__AVAILABLE DATA__.
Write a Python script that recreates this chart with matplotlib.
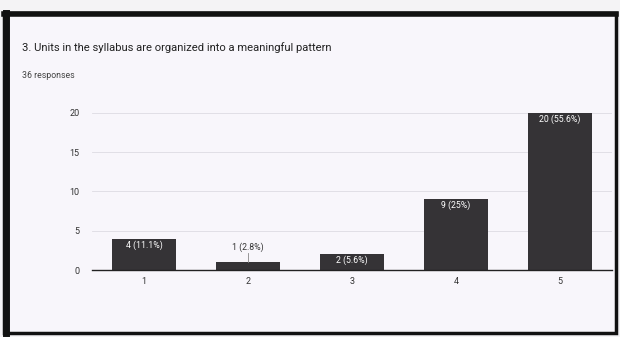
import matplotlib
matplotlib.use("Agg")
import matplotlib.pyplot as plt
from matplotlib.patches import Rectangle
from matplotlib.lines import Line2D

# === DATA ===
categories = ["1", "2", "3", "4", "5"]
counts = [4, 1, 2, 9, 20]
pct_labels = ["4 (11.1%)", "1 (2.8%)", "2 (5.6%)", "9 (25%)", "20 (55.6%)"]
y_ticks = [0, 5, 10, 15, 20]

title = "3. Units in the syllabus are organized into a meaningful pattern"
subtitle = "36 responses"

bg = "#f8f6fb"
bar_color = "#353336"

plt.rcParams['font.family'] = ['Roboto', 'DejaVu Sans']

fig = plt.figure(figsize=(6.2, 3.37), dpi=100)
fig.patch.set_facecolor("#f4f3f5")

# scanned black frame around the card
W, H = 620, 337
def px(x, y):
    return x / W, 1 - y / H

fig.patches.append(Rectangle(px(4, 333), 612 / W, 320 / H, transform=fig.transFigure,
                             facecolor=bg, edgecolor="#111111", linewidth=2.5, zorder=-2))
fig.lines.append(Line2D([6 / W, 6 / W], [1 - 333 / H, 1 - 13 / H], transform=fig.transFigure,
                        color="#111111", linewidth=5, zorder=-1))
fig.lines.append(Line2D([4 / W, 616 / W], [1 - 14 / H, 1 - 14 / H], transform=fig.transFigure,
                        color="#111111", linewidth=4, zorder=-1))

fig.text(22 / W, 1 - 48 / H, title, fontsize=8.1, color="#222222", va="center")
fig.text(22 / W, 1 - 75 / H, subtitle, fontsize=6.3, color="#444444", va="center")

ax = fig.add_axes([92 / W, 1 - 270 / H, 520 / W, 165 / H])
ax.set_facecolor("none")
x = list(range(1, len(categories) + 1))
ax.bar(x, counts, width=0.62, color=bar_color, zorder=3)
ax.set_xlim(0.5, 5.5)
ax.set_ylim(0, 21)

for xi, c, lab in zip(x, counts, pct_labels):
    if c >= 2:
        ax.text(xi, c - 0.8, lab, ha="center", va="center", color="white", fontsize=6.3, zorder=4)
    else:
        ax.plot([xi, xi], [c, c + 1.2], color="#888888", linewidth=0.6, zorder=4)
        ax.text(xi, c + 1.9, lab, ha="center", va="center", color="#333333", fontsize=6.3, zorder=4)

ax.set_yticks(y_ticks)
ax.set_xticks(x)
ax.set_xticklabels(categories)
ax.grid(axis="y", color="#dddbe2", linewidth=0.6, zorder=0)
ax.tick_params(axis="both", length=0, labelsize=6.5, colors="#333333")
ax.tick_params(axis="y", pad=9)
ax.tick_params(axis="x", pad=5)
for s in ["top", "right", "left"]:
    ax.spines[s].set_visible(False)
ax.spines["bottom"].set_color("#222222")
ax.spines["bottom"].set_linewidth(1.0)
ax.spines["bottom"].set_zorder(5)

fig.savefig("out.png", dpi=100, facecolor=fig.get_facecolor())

__STATED EXERCISE__. Extract all lines from the data in which "matplotlib" is found.

__OUTPUT FOR THIS EXERCISE__.
Write a Python script that recreates this chart with matplotlib.
import matplotlib
matplotlib.use("Agg")
import matplotlib.pyplot as plt
from matplotlib.patches import Rectangle
from matplotlib.lines import Line2D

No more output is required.